内服を"やめる”と"減らす”を比べると、まだ減量のほうがまだ良く、減量中で悪化した場合また増量するとまた良くなるそうです。
また、オルミエントを内服しているのにも関わらず脱毛が再発してしまう場合、脱毛量が少ない場合は内服を続けると良くなるが多いそうです。

気になるのは、どの方が early レスポンダーなのか、 late レスポンダーなのかの見分けが重要になります。大山先生によると、開始9か月の段階で、拡大鏡で黒い硬毛化の気配が見られるとレスポンダー(効果がでる)の可能性が高いそうです。

円形脱毛症は従来有効的な治療法が少ない疾患でしたが、オルミエントやリットフーロなどの新しい内服薬がスタートしそれらの有効性も報告が多くなっています。今後も情報をアップデートしていきたいと思います。

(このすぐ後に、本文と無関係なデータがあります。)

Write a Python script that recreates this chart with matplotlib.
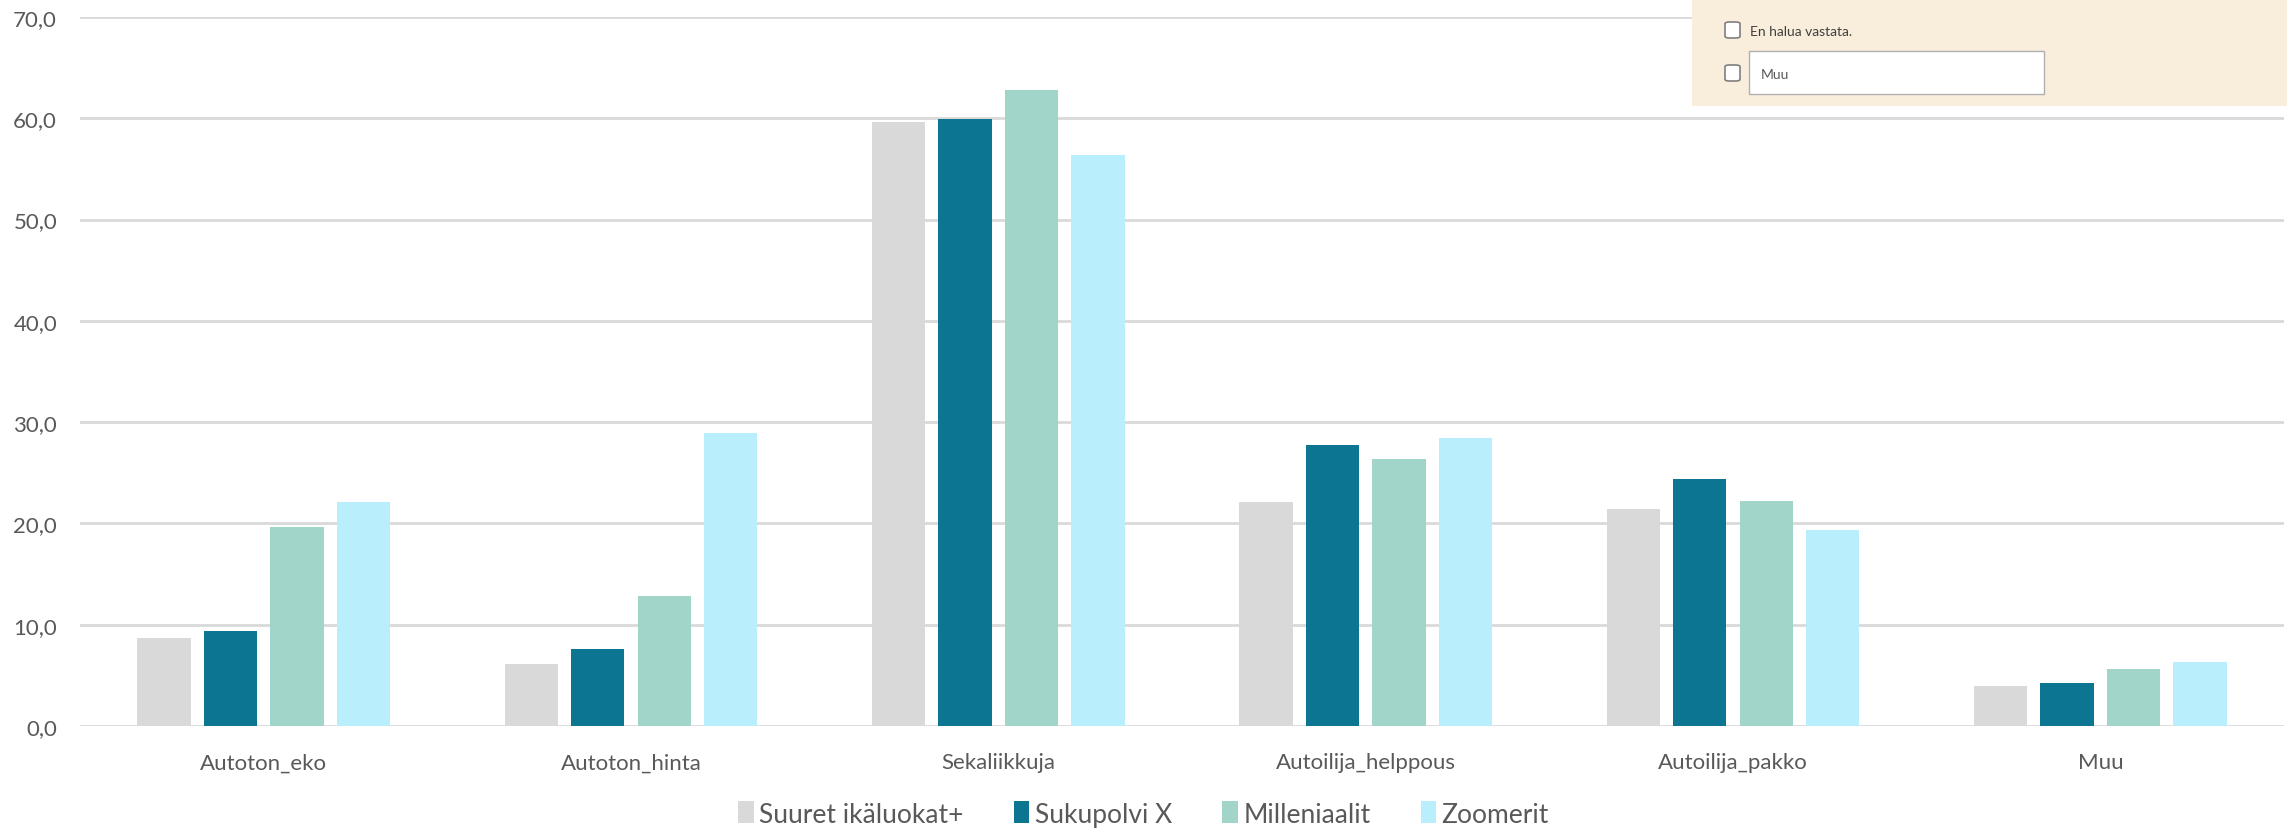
import numpy as np
import matplotlib
matplotlib.use("Agg")
import matplotlib.pyplot as plt
from matplotlib.patches import Rectangle, FancyBboxPatch
from matplotlib.ticker import FuncFormatter

# data
categories = ["Autoton_eko", "Autoton_hinta", "Sekaliikkuja",
              "Autoilija_helppous", "Autoilija_pakko", "Muu"]
series_names = ["Suuret ikäluokat+", "Sukupolvi X", "Milleniaalit", "Zoomerit"]
suuret = [8.7, 6.1, 59.6, 22.1, 21.4, 3.9]
sukupolvi_x = [9.4, 7.6, 59.9, 27.7, 24.4, 4.2]
milleniaalit = [19.6, 12.8, 62.8, 26.4, 22.2, 5.6]
zoomerit = [22.1, 28.9, 56.4, 28.4, 19.4, 6.3]
colors = ["#D9D9D9", "#0B7592", "#A2D5C9", "#B9EFFD"]

W, H = 2287, 829
plt.rcParams['font.family'] = ['Lato', 'DejaVu Sans']
fig = plt.figure(figsize=(W / 100, H / 100), dpi=100)
ax = fig.add_axes([80 / W, 1 - 727 / H, (2284 - 80) / W, (727 - 18) / H])

x = np.arange(len(categories))
bw = 0.145
pitch = 0.181
for j, vals in enumerate([suuret, sukupolvi_x, milleniaalit, zoomerit]):
    ax.bar(x + (j - 1.5) * pitch, vals, width=bw, color=colors[j],
           label=series_names[j], zorder=3)

ax.set_xlim(-0.5, len(categories) - 0.5)
ax.set_ylim(0, 70)
ax.set_yticks(np.arange(0, 71, 10))
ax.yaxis.set_major_formatter(FuncFormatter(lambda v, p: f"{v:.1f}".replace(".", ",")))
ax.set_xticks(x)
ax.set_xticklabels(categories)
ax.grid(axis="y", color="#D9D9D9", linewidth=2, zorder=0)
for s in ax.spines.values():
    s.set_visible(False)
ax.tick_params(axis="both", length=0, labelsize=16, labelcolor="#595959")
ax.tick_params(axis="x", pad=19)
ax.tick_params(axis="y", pad=16.5)

leg = fig.legend(loc="center", bbox_to_anchor=(0.5, 1 - 815 / H), ncol=4,
                 frameon=False, fontsize=19, handlelength=0.6, handleheight=0.9,
                 handletextpad=0.2, columnspacing=1.9)
for t in leg.get_texts():
    t.set_color("#595959")

# overlay from the screenshot (survey form fragment)
def px(x0, y0):
    return x0 / W, 1 - y0 / H

fig.patches.append(Rectangle(px(1692, 107), (W - 1692) / W, 107 / H,
                             transform=fig.transFigure, facecolor="#F9EDDC",
                             edgecolor="none", zorder=10))
for cy in (31, 74):
    fig.patches.append(FancyBboxPatch(px(1725, cy + 8), 15 / W, 16 / H,
                                      boxstyle="round,pad=0,rounding_size=0.002",
                                      transform=fig.transFigure, facecolor="white",
                                      edgecolor="#7F7F7F", linewidth=1.2, zorder=11))
fig.patches.append(Rectangle(px(1749, 95), (2044 - 1749) / W, 43 / H,
                             transform=fig.transFigure, facecolor="white",
                             edgecolor="#B0B0B0", linewidth=1, zorder=11))
fig.text(*px(1750, 32), "En halua vastata.", fontsize=10, color="#404040",
         va="center", ha="left", zorder=12)
fig.text(*px(1761, 75), "Muu", fontsize=10, color="#595959",
         va="center", ha="left", zorder=12)

fig.savefig("out.png", dpi=100)
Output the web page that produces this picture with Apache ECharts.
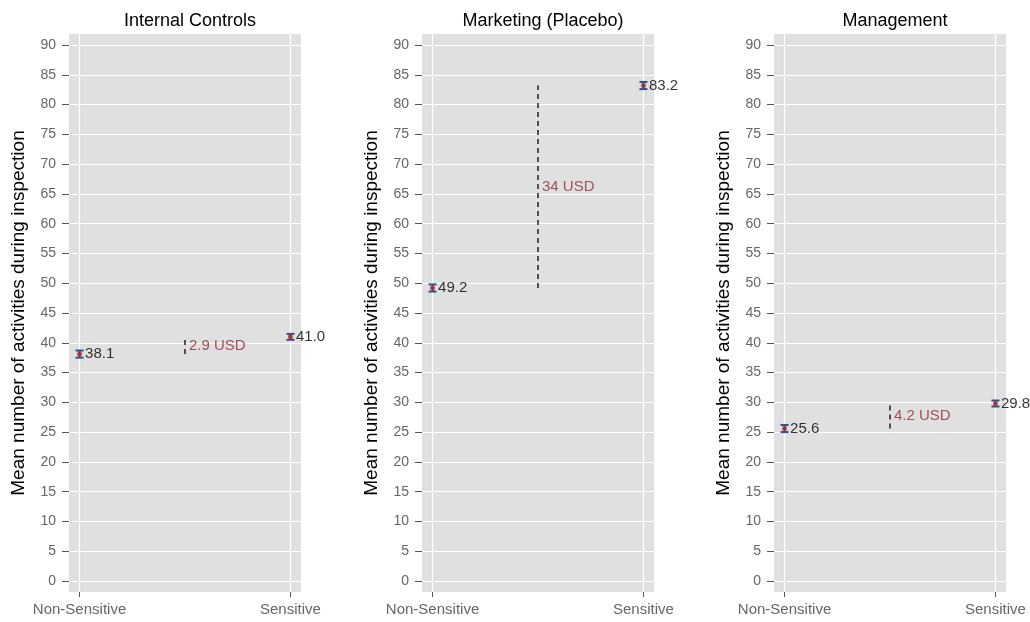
<!DOCTYPE html>
<html><head><meta charset="utf-8">
<script src="https://cdn.jsdelivr.net/npm/echarts@6/dist/echarts.min.js"></script>
<style>html,body{margin:0;padding:0;background:#fff}#c{width:1030px;height:622px}</style>
</head><body><div id="c"></div>
<script>
const panels = ['Internal Controls', 'Marketing (Placebo)', 'Management'];
const categories = ['Non-Sensitive', 'Sensitive'];
const nonSensitive = [38.1, 49.2, 25.6];
const sensitive = [41.0, 83.2, 29.8];
const stdErrNon = [0.6, 0.6, 0.6];
const stdErrSen = [0.5, 0.6, 0.5];
const diffLabels = ['2.9 USD', '34 USD', '4.2 USD'];
const yTicks = [0,5,10,15,20,25,30,35,40,45,50,55,60,65,70,75,80,85,90];
const xTicks = [1, 2];

const FONT = 'Liberation Sans, Arial, sans-serif';
const gridLefts = [69, 422, 774];
const gridWidth = 232;
const chart = echarts.init(document.getElementById('c'));

const grids = [], xAxes = [], yAxes = [], titles = [], series = [];
panels.forEach((p, i) => {
  grids.push({left: gridLefts[i], width: gridWidth, top: 34, height: 558,
    show: true, backgroundColor: '#e0e0e0', borderWidth: 0});
  titles.push({text: p, left: gridLefts[i] + gridWidth / 2, top: 7, textAlign: 'center',
    textStyle: {fontFamily: FONT, fontSize: 18, fontWeight: 'normal', color: '#000'}});
  xAxes.push({gridIndex: i, type: 'value', min: 0.95, max: 2.05,
    axisLine: {show: false, onZero: false},
    axisTick: {show: true, customValues: xTicks, length: 5, lineStyle: {color: '#555'}},
    axisLabel: {customValues: xTicks, formatter: v => categories[Math.round(v) - 1],
      color: '#666', fontFamily: FONT, fontSize: 15, margin: 10},
    splitLine: {show: true, lineStyle: {color: '#fff', width: 1.2}}});
  yAxes.push({gridIndex: i, type: 'value', min: -1.85, max: 91.85,
    name: 'Mean number of activities during inspection', nameLocation: 'middle', nameGap: 41,
    nameTextStyle: {fontFamily: FONT, fontSize: 19, color: '#000'},
    axisLine: {show: false, onZero: false},
    axisTick: {show: true, customValues: yTicks, length: 7, lineStyle: {color: '#555'}},
    axisLabel: {customValues: yTicks, color: '#666', fontFamily: FONT, fontSize: 14, margin: 13},
    splitLine: {show: true, lineStyle: {color: '#fff', width: 1.2}}});

  const pts = [[1, nonSensitive[i], stdErrNon[i]], [2, sensitive[i], stdErrSen[i]]];
  series.push({type: 'custom', xAxisIndex: i, yAxisIndex: i, z: 3, silent: true,
    data: pts,
    renderItem: (params, api) => {
      const x = api.value(0), y = api.value(1), e = api.value(2);
      const top = api.coord([x, y + e]), bot = api.coord([x, y - e]);
      const hw = 4;
      const st = {stroke: '#2d5288', lineWidth: 2};
      return {type: 'group', children: [
        {type: 'line', shape: {x1: top[0], y1: top[1], x2: bot[0], y2: bot[1]}, style: st},
        {type: 'line', shape: {x1: top[0]-hw, y1: top[1], x2: top[0]+hw, y2: top[1]}, style: st},
        {type: 'line', shape: {x1: bot[0]-hw, y1: bot[1], x2: bot[0]+hw, y2: bot[1]}, style: st}
      ]};
    }});
  series.push({type: 'scatter', xAxisIndex: i, yAxisIndex: i, z: 4, silent: true,
    symbol: 'circle', symbolSize: 5, itemStyle: {color: '#b02a2a'},
    data: pts.map(d => [d[0], d[1]]),
    label: {show: true, position: 'right', distance: 3, formatter: p => p.value[1].toFixed(1),
      color: '#000', fontFamily: FONT, fontSize: 15}});
  series.push({type: 'line', xAxisIndex: i, yAxisIndex: i, z: 3, silent: true, symbol: 'none',
    lineStyle: {color: '#000', width: 1.3, type: [5, 4]},
    data: [[1.5, nonSensitive[i]], [1.5, sensitive[i]]]});
  series.push({type: 'scatter', xAxisIndex: i, yAxisIndex: i, z: 4, silent: true,
    symbolSize: 0,
    data: [[1.5, (nonSensitive[i] + sensitive[i]) / 2]],
    label: {show: true, position: 'right', distance: 4, formatter: () => diffLabels[i],
      color: '#922a32', fontFamily: FONT, fontSize: 15}});
});

chart.setOption({animation: false, title: titles, grid: grids, xAxis: xAxes, yAxis: yAxes, series: series});
</script></body></html>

夏休みに入り高2の娘達のお弁当がなくなり少し余裕の日々ですが、毎日寝てる二人に向かって"図書館行きな~”と声をかけて朝出かけるものの、適当にゆっくり起きて二人で化粧して重役出勤で図書館やら塾やら遊びやら、そんなあっという間の夏休みです。
保育園時代のママ仲間に合うと、お互いに大学受験の話や自分たちの仕事の話や兄弟の話、親の話……話は尽きません。でも、赤ちゃんや子供達の時代からお互い知っているママ達がどんなに有難いか実感します。昔に比べその子その子がどのように成長しているのかがわかり、ヒトの子ですが親戚のおばさんのような気分になり、お互いに慰めあったり褒めあったり。表面的でなく心からのアドバイスをくれる仲間たち、子供がいなかったら出会えなかった仲間たちの有難みが歳とともに感じます。
歳をとると気を使いながら人と会うことがもったいなくなって、本音で話せる仲間との時間が何よりの自分のご褒美になります。

誰も不在になった実家の売却が決まり、実家の全撤去や決済がようやく終わりました。最終日、空っぽになった部屋を見渡すと少し寂しいような気持ちになりましたが、片付けが終わりすっきりした気持ちも。入所している母に報告に面会にいくと、実家の写真を見てももう忘れちゃったわ~と、私のことも娘とはわかっていないと思いますが、警戒心なく、でも昔の母のように、愛想よく、話を合わせてくれます。そんな母の姿に安心し、社交的であった昔の母の面影を思い出し変わらないな~と少し嬉しくなりました。有料施設に入所して最初は少し不安もありましたが、穏やかな母をみて安心です。姉と二人でまた洗濯物交換にせっせとまた通いたいと思います。